When Moses is to speak for God, he would not just be saying, “let my people go…” but “let my son go.”  Israel was to be God’s firstborn son.  Moses was instructed to warn Pharoah, “my firstborn for your firstborn.”  Pharaoh at that time was considered God and the battle that was to take place was to be  demonstration of who the true deity was in the world—Yahweh or Pharaoh.  Moses was to warn Pharaoh about the specialness of the firstborn and the consequences of enslaving Yahweh’s first bornn.  


Yet, as we said, Moses couldn’t speak on behalf of God’s firstborn son if he hadn’t set apart his own firstborn son.  The sign of the agreement between God and Israel was 

signed by man through the sign of the covenant.  Since his son was away while they were born, he was never circumcised.  So that needed to be done.  Circumcision produced blood and that blood was the sign that distinguished Israel from the nations.  That blood was needed for Moses’ to cover the offense of trying free God’s firstborn while ignoring the sign of freedom for his firstborn. 


In the ultimate release of the Hebrews from slavery, blood would be used on their doors to mark them as different (free) from the Egyptians.  That sign was a protection; for eventually the angel of the Lord came and claimed the first-born children that God promised for Pharaoh’s resistance.  The blood set apart God’s people as holy to Him and protected them amidst the battle between Yahweh and Pharaoh.  


The blood of Jesus, God’s perfect, true firstborn son of creation(Col 1:15) still protects us in the battle between God’s Kingdom and the kingdom’s of darkness in this world.  It sets us apart as holy.  It declares us as separated unto God.  Dark forces and Satan cannot control us because the blood of Christ has broken us free from their power.  Because of Jesus’ blood, we are made holy in God’s sight.
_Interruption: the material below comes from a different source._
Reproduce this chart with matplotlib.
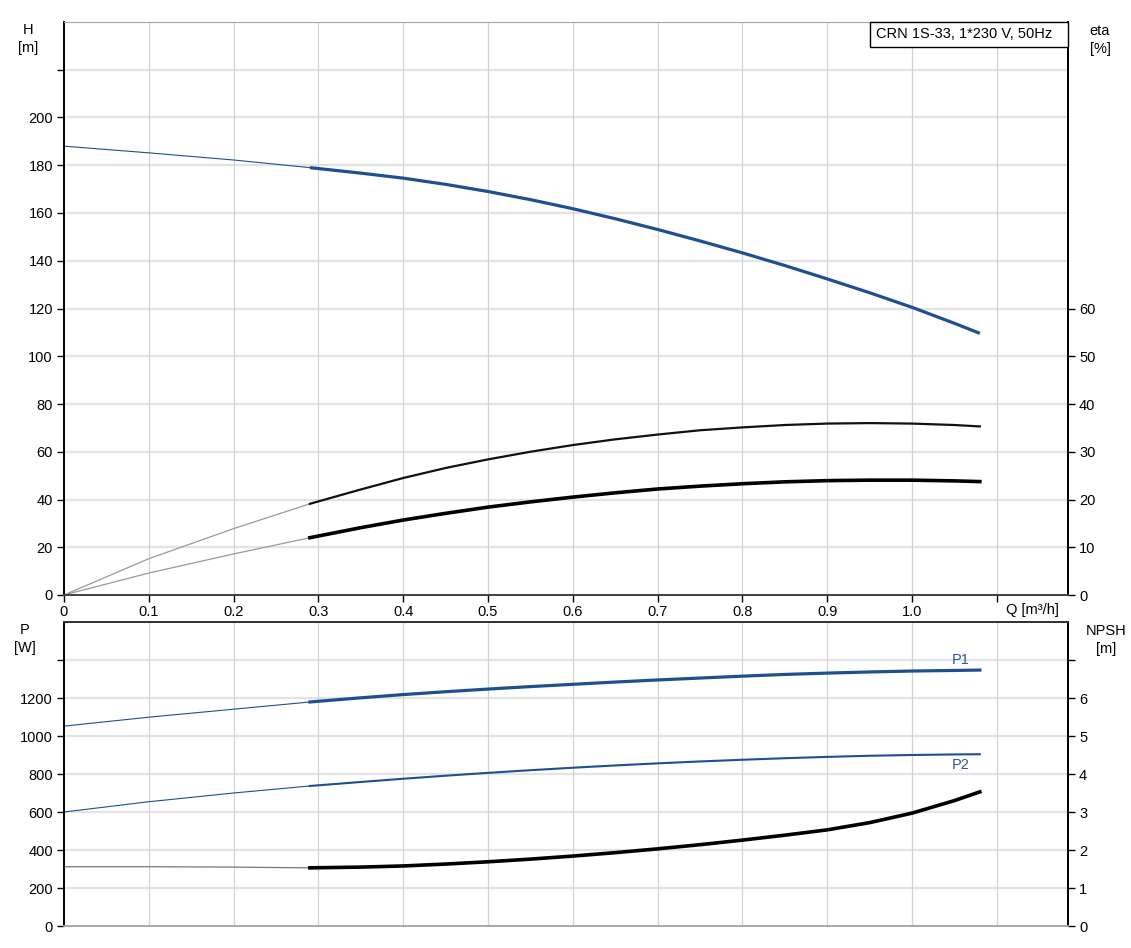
import matplotlib.pyplot as plt
from matplotlib.patches import Rectangle

plt.rcParams['font.family'] = ['Liberation Sans', 'DejaVu Sans']
plt.rcParams['font.size'] = 10.5

# Duty range data (thick curves)
q = [0.29, 0.35, 0.4, 0.45, 0.5, 0.55, 0.6, 0.65, 0.7, 0.75, 0.8, 0.85, 0.9, 0.95, 1.0, 1.05, 1.08]
head = [179.0, 176.7, 174.6, 172.0, 169.0, 165.6, 161.8, 157.6, 153.1, 148.3, 143.3, 138.0, 132.4, 126.6, 120.5, 113.8, 109.6]
eta_pump = [19.1, 22.1, 24.5, 26.6, 28.4, 30.0, 31.4, 32.6, 33.6, 34.5, 35.1, 35.6, 35.9, 36.0, 35.9, 35.6, 35.3]
eta_total = [12.0, 14.1, 15.7, 17.1, 18.4, 19.5, 20.5, 21.4, 22.2, 22.8, 23.3, 23.7, 23.95, 24.05, 24.05, 23.9, 23.75]
p1 = [1179, 1201, 1218, 1233, 1247, 1260, 1272, 1284, 1295, 1305, 1315, 1324, 1331, 1337, 1342, 1345, 1347]
p2 = [737, 758, 775, 791, 806, 820, 833, 845, 856, 866, 875, 883, 890, 896, 900, 903, 904]
npsh = [1.53, 1.55, 1.58, 1.63, 1.69, 1.76, 1.84, 1.93, 2.03, 2.14, 2.26, 2.39, 2.53, 2.72, 2.97, 3.30, 3.53]

# Extension to zero flow (thin curves)
q_low = [0, 0.1, 0.2, 0.29]
head_low = [188, 185.2, 182.2, 179]
eta_pump_low = [0, 7.6, 13.9, 19.1]
eta_total_low = [0, 4.6, 8.6, 12.0]
p1_low = [1052, 1099, 1141, 1179]
p2_low = [600, 654, 700, 737]
npsh_low = [1.56, 1.56, 1.55, 1.53]

title = 'CRN 1S-33, 1*230 V, 50Hz'

blue = '#1d4f91'
grid_h = '#e3e3e3'
grid_v = '#d2d2d2'

W, H = 1131, 948
fig = plt.figure(figsize=(W/100, H/100), dpi=100)
ax1 = fig.add_axes([64/W, 1-595/H, (1068-64)/W, (595-22)/H])
ax2 = fig.add_axes([64/W, 1-926/H, (1068-64)/W, (926-622)/H])

xmax = (1068 - 64) / 848.0

# ---- top chart: H and eta
ax1.set_xlim(0, xmax)
ax1.set_ylim(0, 240)
ax1.set_xticks([i/10 for i in range(12)])
ax1.set_xticklabels(['0'] + ['%.1f' % (i/10) for i in range(1, 11)] + [''])
ax1.set_yticks(range(0, 221, 20))
ax1.set_yticklabels([str(v) if v <= 200 else '' for v in range(0, 221, 20)])
for v in range(20, 221, 20):
    ax1.axhline(v, color=grid_h, lw=1.6, zorder=0)
for i in range(1, 12):
    ax1.axvline(i/10, color=grid_v, lw=0.9, zorder=0)

ax1.plot(q_low, head_low, color=blue, lw=0.8)
ax1.plot(q, head, color=blue, lw=2.3, solid_capstyle='butt')

ax1e = ax1.twinx()
ax1e.set_ylim(0, 120)
ax1e.set_yticks(range(0, 61, 10))
ax1e.plot(q_low, eta_pump_low, color='#999999', lw=0.9)
ax1e.plot(q, eta_pump, color='#111111', lw=1.6)
ax1e.plot(q_low, eta_total_low, color='#999999', lw=0.9)
ax1e.plot(q, eta_total, color='black', lw=2.6)

for a in (ax1, ax1e):
    a.spines['top'].set_color('#aaaaaa')
    a.spines['left'].set_color('black')
    a.spines['right'].set_color('black')
    a.spines['bottom'].set_color('#444444')
    a.spines['left'].set_linewidth(1.3)
    a.spines['right'].set_linewidth(1.3)
    a.spines['bottom'].set_linewidth(1.3)
    a.tick_params(length=5, width=1, colors='black', labelsize=10.5, pad=3)
ax1.tick_params(axis='x', pad=2)

# title box in the top right corner
fig.patches.append(Rectangle((870/W, 1-47/H), (1068-870)/W, 25/H, transform=fig.transFigure,
                             fc='white', ec='black', lw=1.0, zorder=5))
fig.text(876/W, 1-34.5/H, title, ha='left', va='center', fontsize=10.5, zorder=6)

fig.text(28/W, 1-39/H, 'H\n[m]', ha='center', va='center', fontsize=10.5, linespacing=1.35)
fig.text(1100/W, 1-40/H, 'eta\n[%]', ha='center', va='center', fontsize=10.5, linespacing=1.35)
fig.text(1032/W, 1-610/H, 'Q [m³/h]', ha='center', va='center', fontsize=10.5)

# ---- bottom chart: P and NPSH
ax2.set_xlim(0, xmax)
ax2.set_ylim(0, 1600)
ax2.set_xticks([])
ax2.set_yticks(range(0, 1401, 200))
ax2.set_yticklabels([str(v) if v <= 1200 else '' for v in range(0, 1401, 200)])
for v in range(200, 1401, 200):
    ax2.axhline(v, color=grid_h, lw=1.6, zorder=0)
for i in range(1, 12):
    ax2.axvline(i/10, color=grid_v, lw=0.9, zorder=0)

ax2.plot(q_low, p1_low, color=blue, lw=0.8)
ax2.plot(q, p1, color=blue, lw=2.3)
ax2.plot(q_low, p2_low, color=blue, lw=0.8)
ax2.plot(q, p2, color=blue, lw=1.5)
ax2.text(q[-1] - 0.012, p1[-1] + 18, 'P1', color='#2f5597', ha='right', va='bottom', fontsize=10.5)
ax2.text(q[-1] - 0.012, p2[-1] - 22, 'P2', color='#2f5597', ha='right', va='top', fontsize=10.5)

ax2n = ax2.twinx()
ax2n.set_ylim(0, 8)
ax2n.set_yticks(range(0, 8))
ax2n.set_yticklabels([str(v) if v <= 6 else '' for v in range(0, 8)])
ax2n.plot(q_low, npsh_low, color='#777777', lw=0.9)
ax2n.plot(q, npsh, color='black', lw=2.6)

for a in (ax2, ax2n):
    a.spines['top'].set_color('#333333')
    a.spines['top'].set_linewidth(1.3)
    a.spines['bottom'].set_color('#aaaaaa')
    a.spines['bottom'].set_linewidth(1.3)
    a.spines['left'].set_color('black')
    a.spines['right'].set_color('black')
    a.spines['left'].set_linewidth(1.3)
    a.spines['right'].set_linewidth(1.3)
    a.tick_params(length=5, width=1, colors='black', labelsize=10.5, pad=3)

fig.text(25/W, 1-639/H, 'P\n[W]', ha='center', va='center', fontsize=10.5, linespacing=1.35)
fig.text(1106/W, 1-640/H, 'NPSH\n[m]', ha='center', va='center', fontsize=10.5, linespacing=1.35)

fig.savefig('out.png', dpi=100)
Because of his blood, we are able to grow in realizing that holiness because we don’t need to purchase ourselves into forgiveness, but we can live in that forgiveness as dearly loved children.  That is freedom.

Friday, April 24, 2009

Freedom From My Misperception

Exodus 3:12-4:20


If Moses was going to free his people from Egypt, he was going to need to be free himself, free from a small view of God and free from misperceptions about himself.  Coming into this passage, Moses has received the call to go and free Israel, but he has questions.


The change in Moses is subtle though profound.  We don’t actually see it in him, but we see it in him through his staff, his shepherd’s rod that he carries with him to shepherd the sheep.  God knew that Moses needed 

more than just answers to questions, for Moses needed to experience God and to understand himself differently.  At the beginning of the passage, the staff was known as Moses’ staff, a staff that he used to do his work as a shepherd and marked him out in his identity as a wanderer, away from his home.   Then God changes the staff to a snake and Moses needs to trust God’s words enough to pick it up by its tail.  The act of obedience in faith increases Moses ability to trust God, for he experienced God when the snake turned back into a staff.  Something happe

ned to the staff also.  At the end of the passage we read (4:20), it is no longer Moses’ staff, but rather “the staff of God.”


Moses would take this new tool to shepherd people, not sheep.  It represented a change in Moses identity.  Answers to his questions weren’t enough.  He needed to step out and faith and trust God.  Once he did, he saw life, himself, and his calling differently.  He moved forward becoming a man of freedom who could lead others there as well.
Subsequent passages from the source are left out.